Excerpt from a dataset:
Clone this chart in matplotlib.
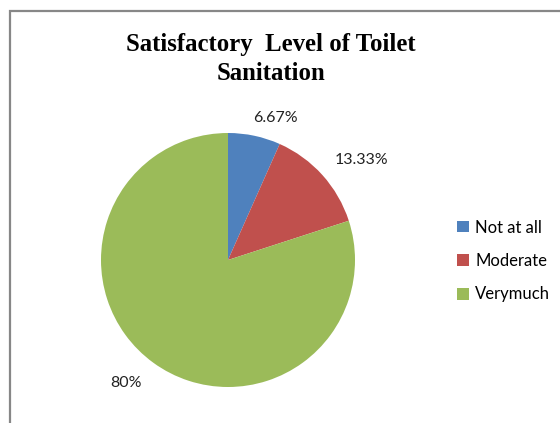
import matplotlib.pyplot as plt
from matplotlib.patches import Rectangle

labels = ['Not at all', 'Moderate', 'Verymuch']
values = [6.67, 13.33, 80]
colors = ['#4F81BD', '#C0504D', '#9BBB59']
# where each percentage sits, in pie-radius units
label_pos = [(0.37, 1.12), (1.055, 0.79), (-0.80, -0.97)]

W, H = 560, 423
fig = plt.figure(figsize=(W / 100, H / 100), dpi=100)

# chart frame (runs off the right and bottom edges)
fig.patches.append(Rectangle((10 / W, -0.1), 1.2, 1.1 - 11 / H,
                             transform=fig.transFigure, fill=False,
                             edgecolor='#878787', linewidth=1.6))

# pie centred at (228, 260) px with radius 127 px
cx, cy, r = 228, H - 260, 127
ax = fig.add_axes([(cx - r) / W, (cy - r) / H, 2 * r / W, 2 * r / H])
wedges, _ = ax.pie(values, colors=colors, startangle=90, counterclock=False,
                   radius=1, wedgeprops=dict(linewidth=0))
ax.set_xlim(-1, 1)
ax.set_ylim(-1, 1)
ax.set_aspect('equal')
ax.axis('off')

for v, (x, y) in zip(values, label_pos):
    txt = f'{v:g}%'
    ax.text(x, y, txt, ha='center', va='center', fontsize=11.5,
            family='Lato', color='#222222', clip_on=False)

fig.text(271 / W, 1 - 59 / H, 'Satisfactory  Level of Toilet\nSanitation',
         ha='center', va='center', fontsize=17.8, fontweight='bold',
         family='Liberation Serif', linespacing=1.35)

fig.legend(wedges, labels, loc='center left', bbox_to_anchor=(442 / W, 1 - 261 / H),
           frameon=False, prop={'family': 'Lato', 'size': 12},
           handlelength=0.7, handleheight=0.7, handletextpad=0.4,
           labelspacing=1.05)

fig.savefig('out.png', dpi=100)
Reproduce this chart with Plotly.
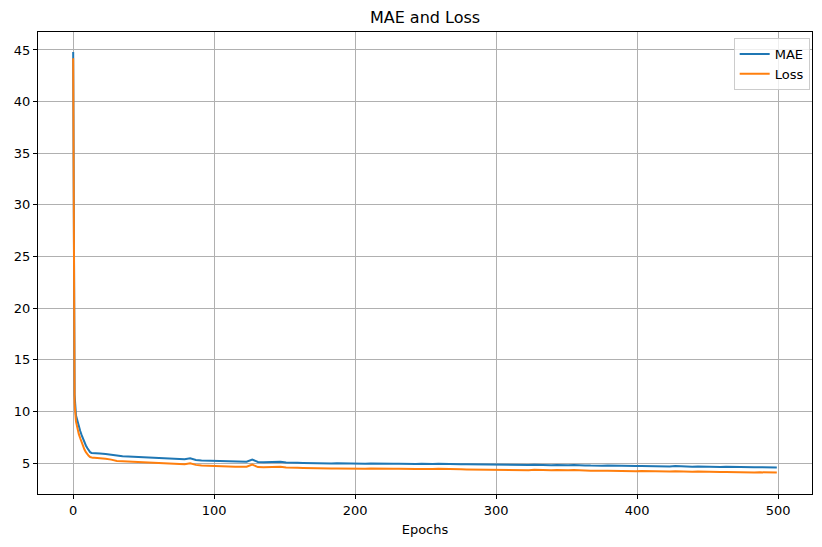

Short exercise: Output all of the records exactly as they appear above, but not the pictures.

Solved problem:
Clone this chart in matplotlib.
import matplotlib.pyplot as plt
from matplotlib.patches import Rectangle

labels = ['Not at all', 'Moderate', 'Verymuch']
values = [6.67, 13.33, 80]
colors = ['#4F81BD', '#C0504D', '#9BBB59']
# where each percentage sits, in pie-radius units
label_pos = [(0.37, 1.12), (1.055, 0.79), (-0.80, -0.97)]

W, H = 560, 423
fig = plt.figure(figsize=(W / 100, H / 100), dpi=100)

# chart frame (runs off the right and bottom edges)
fig.patches.append(Rectangle((10 / W, -0.1), 1.2, 1.1 - 11 / H,
                             transform=fig.transFigure, fill=False,
                             edgecolor='#878787', linewidth=1.6))

# pie centred at (228, 260) px with radius 127 px
cx, cy, r = 228, H - 260, 127
ax = fig.add_axes([(cx - r) / W, (cy - r) / H, 2 * r / W, 2 * r / H])
wedges, _ = ax.pie(values, colors=colors, startangle=90, counterclock=False,
                   radius=1, wedgeprops=dict(linewidth=0))
ax.set_xlim(-1, 1)
ax.set_ylim(-1, 1)
ax.set_aspect('equal')
ax.axis('off')

for v, (x, y) in zip(values, label_pos):
    txt = f'{v:g}%'
    ax.text(x, y, txt, ha='center', va='center', fontsize=11.5,
            family='Lato', color='#222222', clip_on=False)

fig.text(271 / W, 1 - 59 / H, 'Satisfactory  Level of Toilet\nSanitation',
         ha='center', va='center', fontsize=17.8, fontweight='bold',
         family='Liberation Serif', linespacing=1.35)

fig.legend(wedges, labels, loc='center left', bbox_to_anchor=(442 / W, 1 - 261 / H),
           frameon=False, prop={'family': 'Lato', 'size': 12},
           handlelength=0.7, handleheight=0.7, handletextpad=0.4,
           labelspacing=1.05)

fig.savefig('out.png', dpi=100)
Reproduce this chart with Plotly.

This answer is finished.